If you were planning on going on a month long vacation, would you leave without mapping out your route? Would you take a single step out of the house if you had no idea where you were going? No!
So why is it people start writing novels without plotting? A novel is a multi-year commitment; why cripple yourself at that the very beginning? Sure, you may get pretty far. But sooner or later you’re going to get stuck. Writers block happens when you don’t know enough about the scene. How do you fix this? You plot.
Trying to write without plotting, called pantsing, leads to a whole host of problems. Plot holes, inconsistencies, too many subplots, not enough subplots, not enough material for a novel, the inability to foreshadow… the list goes on.
I’ve heard some people say, “I don’t like plotting because it no longer feels like I’m truly writing. I don’t get to discover the story as I go, it takes away all the wonder.” Folks, let me tell you something. I plot things out to the point where I’ll have all the dialogue written for a scene. And I still get giddy while writing certain scenes. In my experience, plotting doesn’t take away any of the wonder, it gives you the confidence to keep writing.
Alright, you’ve convinced me why I need to plot. But how do I plot? When plotting, I use three steps; the Three Act Structure, the Bare Bones, and the Full Plot.
The Three Act Structure
If you have an idea for a story, you probably already know what the inciting incident is, and your probable end. (For those of you who don’t know, the inciting incident the the event in the protagonists life where nothing can go back to being the same. It’s when the story really starts.) A Three Act Structure is just three sentences long.
- Inciting Incident
- Middle Point
And with this three sentences, you have the main idea for the beginning, middle, and end of your book.
The Bare Bones
My next step for plotting is writing down the bare bones of each chapter. This works best if you’ve already done the What If Questions, explained in my post Developing Your Ideas. You basically write a three act structure for each chapter, but in one sentence. Or, if you’re like me, you write down three to five events and just stick a comma in between them. You keep doing this until you’ve gone through hit all Three Act Structure points and the resolution. This is like the outline of your outline,
The Full Plot
If you don’t restrain yourself, this part can get tedious. You go chapter by chapter again, and just write out a few words for each main thing that happens. If you wrote down three big things in your Bare Bones plot, now you can expand upon those three things and add in some subplot points. By the time you finish this final step, you’ll have a cohesive plot that shows you where to go, but doesn’t take away any of the joy of writing. Another upside to doing all three of these steps is that when you finish, you’ll have spent enough time thinking over your plot that you’ll be forward thinking when you write, a great help when it comes to foreshadowing.

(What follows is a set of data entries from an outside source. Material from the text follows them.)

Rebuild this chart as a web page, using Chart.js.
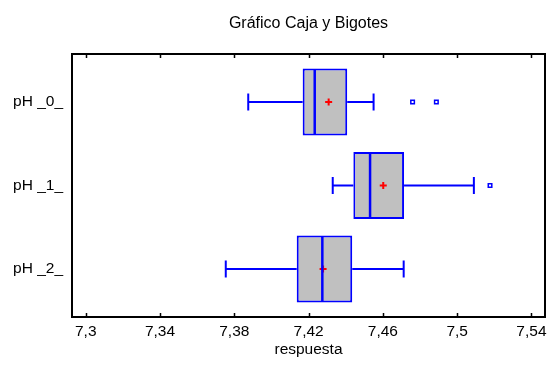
<!DOCTYPE html>
<html>
<head>
<meta charset="utf-8">
<script src="https://cdn.jsdelivr.net/npm/chart.js@4.4.1/dist/chart.umd.min.js"></script>
<style>
  html, body { margin: 0; padding: 0; background: #fff; }
  #wrap { width: 547px; height: 366px; }
</style>
</head>
<body>
<div id="wrap"><canvas id="boxChart"></canvas></div>
<script>
// Box and whisker values
const categories = ['pH _0_', 'pH _1_', 'pH _2_'];
const whiskerLow = [7.3875, 7.4330, 7.3754];
const q1Values = [7.4168, 7.4441, 7.4136];
const medianValues = [7.4233, 7.4531, 7.4274];
const q3Values = [7.4408, 7.4714, 7.4435];
const whiskerHigh = [7.4550, 7.5090, 7.4712];
const meanValues = [7.4308, 7.4602, 7.4278];
const outlierValues = [[7.4760, 7.4888], [7.5177], []];
const xTickValues = [7.3, 7.34, 7.38, 7.42, 7.46, 7.5, 7.54];

const FONT = "'Liberation Sans', Arial, sans-serif";
const BLUE = '#0000ff';

// build chart points from the arrays
const boxData = categories.map((c, i) => ({ y: i, x: [q1Values[i], q3Values[i]] }));
const whiskerData = [];
categories.forEach((c, i) => {
    whiskerData.push({ x: whiskerLow[i], y: i }, { x: q1Values[i], y: i }, { x: null, y: i });
    whiskerData.push({ x: q3Values[i], y: i }, { x: whiskerHigh[i], y: i }, { x: null, y: i });
});
const capData = [];
categories.forEach((c, i) => {
    capData.push({ x: whiskerLow[i], y: i }, { x: whiskerHigh[i], y: i });
});
const medianData = categories.map((c, i) => ({ x: medianValues[i], y: i }));
const meanData = categories.map((c, i) => ({ x: meanValues[i], y: i }));
const outlierData = [];
outlierValues.forEach((list, i) => list.forEach(v => outlierData.push({ x: v, y: i })));

// keep the plot box where the reference has it
function noPadding(scale) {
    scale.paddingLeft = 0;
    scale.paddingRight = 0;
    scale.paddingTop = 0;
    scale.paddingBottom = 0;
}

// frame round the plot with inward ticks top and bottom
const framePlugin = {
    id: 'frame',
    afterDatasetsDraw(chart) {
        const { ctx, chartArea } = chart;
        const xScale = chart.scales.x;
        ctx.save();
        ctx.strokeStyle = '#000';
        ctx.lineWidth = 2;
        ctx.strokeRect(chartArea.left, chartArea.top, chartArea.right - chartArea.left, chartArea.bottom - chartArea.top);
        ctx.lineWidth = 1.5;
        ctx.beginPath();
        xTickValues.forEach(v => {
            const px = Math.round(xScale.getPixelForValue(v)) + 0.5;
            ctx.moveTo(px, chartArea.top);
            ctx.lineTo(px, chartArea.top + 4);
            ctx.moveTo(px, chartArea.bottom);
            ctx.lineTo(px, chartArea.bottom - 4);
        });
        ctx.stroke();
        ctx.restore();
    }
};

const ctx = document.getElementById('boxChart').getContext('2d');
new Chart(ctx, {
    type: 'bar',
    data: {
        datasets: [
            {
                type: 'line',
                data: whiskerData,
                borderColor: BLUE,
                borderWidth: 2,
                pointRadius: 0,
                spanGaps: false,
                order: 6
            },
            {
                type: 'bar',
                data: boxData,
                backgroundColor: '#c0c0c0',
                borderColor: BLUE,
                borderWidth: 2,
                borderSkipped: false,
                barPercentage: 1,
                categoryPercentage: 0.8,
                order: 5
            },
            {
                type: 'scatter',
                data: capData,
                pointStyle: 'line',
                rotation: 90,
                radius: 8.5,
                borderColor: BLUE,
                borderWidth: 2,
                order: 4
            },
            {
                type: 'scatter',
                data: meanData,
                pointStyle: 'cross',
                radius: 3.5,
                borderColor: '#ff0000',
                borderWidth: 2,
                order: 3
            },
            {
                type: 'scatter',
                data: medianData,
                pointStyle: 'line',
                rotation: 90,
                radius: 33,
                borderColor: BLUE,
                borderWidth: 2.5,
                order: 2
            },
            {
                type: 'scatter',
                data: outlierData,
                pointStyle: 'rect',
                radius: 2.5,
                borderColor: BLUE,
                backgroundColor: '#ffffff',
                borderWidth: 1.5,
                order: 1
            }
        ]
    },
    options: {
        indexAxis: 'y',
        responsive: true,
        maintainAspectRatio: false,
        animation: false,
        layout: { autoPadding: false, padding: { left: 0, right: 2, top: 0, bottom: 0 } },
        plugins: {
            legend: { display: false },
            tooltip: { enabled: false }
        },
        scales: {
            x: {
                type: 'linear',
                position: 'bottom',
                min: 7.2926,
                max: 7.5473,
                offset: false,
                afterBuildTicks(scale) {
                    scale.ticks = xTickValues.map(v => ({ value: v }));
                },
                afterFit(scale) { scale.height = 49; noPadding(scale); },
                grid: { display: false, drawTicks: false },
                border: { display: false },
                ticks: {
                    color: '#000',
                    padding: 5,
                    maxRotation: 0,
                    autoSkip: false,
                    font: { family: FONT, size: 15.5 },
                    callback: v => String(v).replace('.', ',')
                },
                title: {
                    display: true,
                    text: 'respuesta',
                    color: '#000',
                    font: { family: FONT, size: 15.5 },
                    padding: { top: 0, bottom: 7 }
                }
            },
            x2: {
                type: 'linear',
                position: 'top',
                min: 7.2926,
                max: 7.5473,
                offset: false,
                afterFit(scale) { scale.height = 54; noPadding(scale); },
                grid: { display: false, drawTicks: false },
                border: { display: false },
                ticks: { display: false },
                title: {
                    display: true,
                    text: 'Gráfico Caja y Bigotes',
                    color: '#000',
                    font: { family: FONT, size: 16 },
                    padding: { top: 14, bottom: 0 }
                }
            },
            y: {
                type: 'linear',
                reverse: true,
                offset: false,
                min: -0.575,
                max: 2.575,
                afterBuildTicks(scale) {
                    scale.ticks = categories.map((c, i) => ({ value: i }));
                },
                afterFit(scale) { scale.width = 72; noPadding(scale); },
                grid: { display: false, drawTicks: false, offset: false },
                border: { display: false },
                ticks: {
                    color: '#000',
                    padding: 9,
                    font: { family: FONT, size: 15.5 },
                    callback: v => categories[v]
                }
            }
        }
    },
    plugins: [framePlugin]
});
</script>
</body>
</html>
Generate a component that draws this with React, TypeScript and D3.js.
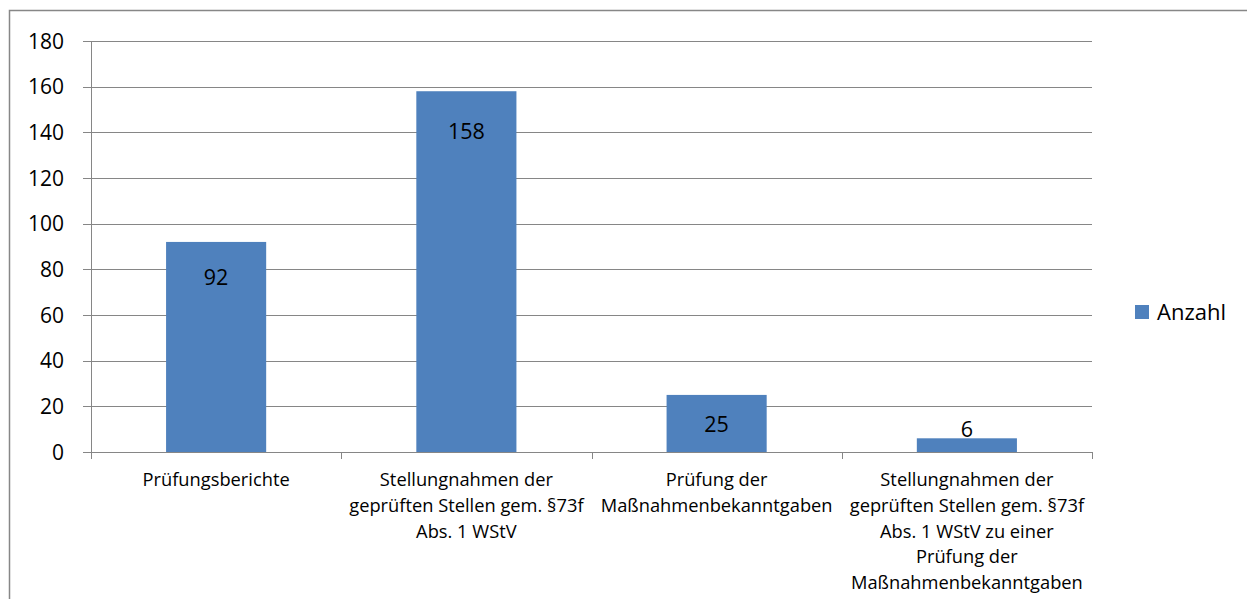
import React from "react";
import * as d3 from "d3";

const categories: string[][] = [
  ["Prüfungsberichte"],
  ["Stellungnahmen der", "geprüften Stellen gem. §73f", "Abs. 1 WStV"],
  ["Prüfung der", "Maßnahmenbekanntgaben"],
  ["Stellungnahmen der", "geprüften Stellen gem. §73f", "Abs. 1 WStV zu einer", "Prüfung der", "Maßnahmenbekanntgaben"],
];
const values: number[] = [92, 158, 25, 6];
const yTicks: number[] = [0, 20, 40, 60, 80, 100, 120, 140, 160, 180];
const seriesName = "Anzahl";
// label offset below bar top (px); negative = above bar
const labelOffsets: number[] = [35, 40, 29, -9];

const W = 1255;
const H = 607;
const FONT = "'Open Sans', Lato, sans-serif";

export default function App() {
  const left = 91;
  const right = 1092;
  const top = 41;
  const bottom = 452;
  const x = d3
    .scaleBand<number>()
    .domain(categories.map((_, i) => i))
    .range([left, right])
    .paddingInner(0.6)
    .paddingOuter(0.3);
  const band = (right - left) / categories.length;
  const y = d3.scaleLinear().domain([0, 180]).range([bottom, top]);
  const grid = "#868686";

  return (
    <div style={{ margin: -8 }}>
      <svg width={W} height={H} style={{ display: "block" }} fontFamily={FONT}>
        <rect x={0} y={0} width={W} height={H} fill="#fff" />
        <rect x={9.5} y={10.5} width={W + 10} height={H + 10} fill="none" stroke="#878787" strokeWidth={1.5} />
        {yTicks.map((t) => (
          <g key={t}>
            <line x1={left - 8} x2={right} y1={Math.round(y(t)) + 0.5} y2={Math.round(y(t)) + 0.5} stroke={grid} strokeWidth={1} />
            <text x={64} y={y(t)} dy="0.36em" textAnchor="end" fontSize={21} fill="#000">
              {t}
            </text>
          </g>
        ))}
        <line x1={left + 0.5} x2={left + 0.5} y1={top} y2={bottom + 7} stroke={grid} />
        {d3.range(categories.length + 1).map((i) => (
          <line key={i} x1={Math.round(left + i * band) + 0.5} x2={Math.round(left + i * band) + 0.5} y1={bottom} y2={bottom + 7} stroke={grid} />
        ))}
        {values.map((v, i) => (
          <rect key={i} x={x(i)!} y={y(v)} width={x.bandwidth()} height={y(0) - y(v)} fill="#4F81BD" />
        ))}
        {values.map((v, i) => (
          <text key={i} x={x(i)! + x.bandwidth() / 2} y={y(v) + labelOffsets[i]} dy="0.36em" textAnchor="middle" fontSize={21.5} fill="#000">
            {v}
          </text>
        ))}
        {categories.map((lines, i) => (
          <text key={i} x={left + (i + 0.5) * band} y={486} textAnchor="middle" fontSize={18.3} fill="#000">
            {lines.map((l, j) => (
              <tspan key={j} x={left + (i + 0.5) * band} dy={j === 0 ? 0 : 25.8}>
                {l}
              </tspan>
            ))}
          </text>
        ))}
        <rect x={1135} y={305} width={14} height={14} fill="#4F81BD" />
        <text x={1157} y={312} dy="0.36em" fontSize={22} fill="#000">
          {seriesName}
        </text>
      </svg>
    </div>
  );
}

A few last notes. I was on the group chat for CWW and happened to say that I technically hadn’t writing more than one novel. Two of my stories ended up being novellas because I didn’t have enough material. One of the CWW members said, “Wait, you plot your novels and novellas the same way?” Yeah, I do. With a novel, I just add in more subplots and material to beef it up. The same goes with novelettes. Same steps, less material.
And remember, it’s always, always, ALWAYS worth spending the time to make an outline. You will never regret.